KamRon Perry, a junior who transferred to Whittier College from DeAnza College in Cupertino, CA has been running cross-country for almost half of his life.
“I had a lot of energy growing up and my mom threw me into cross country,” said Perry. “The people I’ve met through that sport, I just fell in love with.”
“It’s my tenth year running cross-country,” said Perry. When asked what he enjoys most about cross country, he revealed that he appreciates the sense of self-improvement he feels when he runs. “Getting better every time, reaching new goals, the camaraderie that comes with being on the team,” said Perry. “We can’t physically support each other, so it’s a lot of emotion involved.”
Perry’s passion for running is matched by his passion for helping others. “I’m also really passionate about helping people, which is why I’ve chosen to go into Psychology. It’s a really good field to figure out how to help people not only with mental illness, but also as a way of helping people get through life in general,” said Perry. “Psychology can help with all of that.”
When he’s not running with his teammates, Perry is working for Trumpet Behavioral Health, an organization that focuses on providing behavioral therapy for adults and children with autism. He has worked there for about a year now. “I mostly work with children. I have a talent for working with the littlest ones because they love it when I pick them up. But I normally work with autistic kids, usually the higher functioning ones because that’s my specialty, and I just sort of help them learn. I help them learn their shapes, how to talk, it’s not really a set thing we do for each kid. It’s more of a case-by-case kind of thing,” said Perry on the work that he does with Trumpet. “How can we help this kid live a normal life? And we just go from there.”

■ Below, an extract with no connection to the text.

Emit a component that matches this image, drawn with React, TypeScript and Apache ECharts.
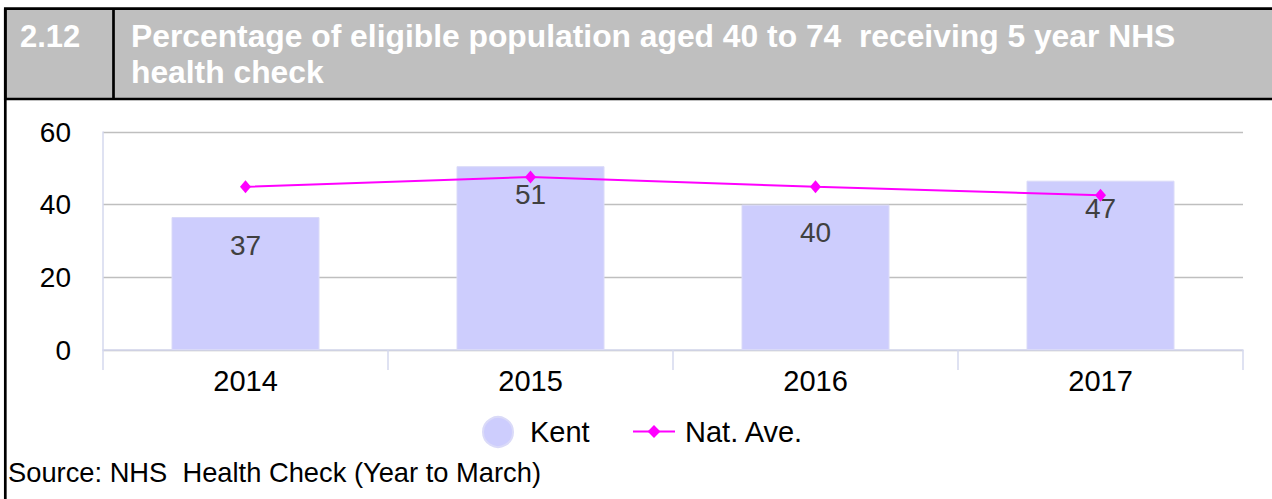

Perry’s passion for his work does not go unnoticed and he feels that it is rewarding. “I feel a lot more fulfilled. I feel that I’m helping people a lot. I was on a case for a really long time with this kid, and when I met him he couldn’t speak at all. But after a couple months with me he was talking, he was saying please and not being as violent. When I left, his mother was really upset and said that I was the best therapist they’d had so far,” revealed Perry. “That really touched me, and I felt that I was doing something better for another person and their family.”
Since Perry is a transfer, he is still adjusting to Whittier, “[Whittier] is very intimate, I don’t have to commute anymore,” Perry said, in reference to his previous experience as a commuter at DeAnza College. “The professors are all wonderful and hilarious. I liked having a new start, a fresh start.”
Perry likes that Whittier is a small college, and he also appreciates the social life. “Everyone here is a character. It is great building relationships and talking to people,” reflected Perry. “Getting them to laugh, them making me laugh.”
Music is also an area where Perry shows strong interest. “One of my friends is trying to get me to join the Men’s A’capella Group,” said Perry, who has experience singing in Church and in a band for six years.
“I played the trumpet and baritone, the low brass section,” Perry said. His favorite instrument to play is the tuba. “It’s the bass. It’s the biggest part of the band. Everyone tunes off the tuba. Everybody listens for that bassline,” explained Perry. “Even the drum section listens for that.”
Perry is set to graduate in the spring of 2018. Along with the rest of the Men’s Cross Country Team, he will compete in the SCIAC Multi-Duals at La Mirada Regional Park this upcoming Saturday, Oct. 1.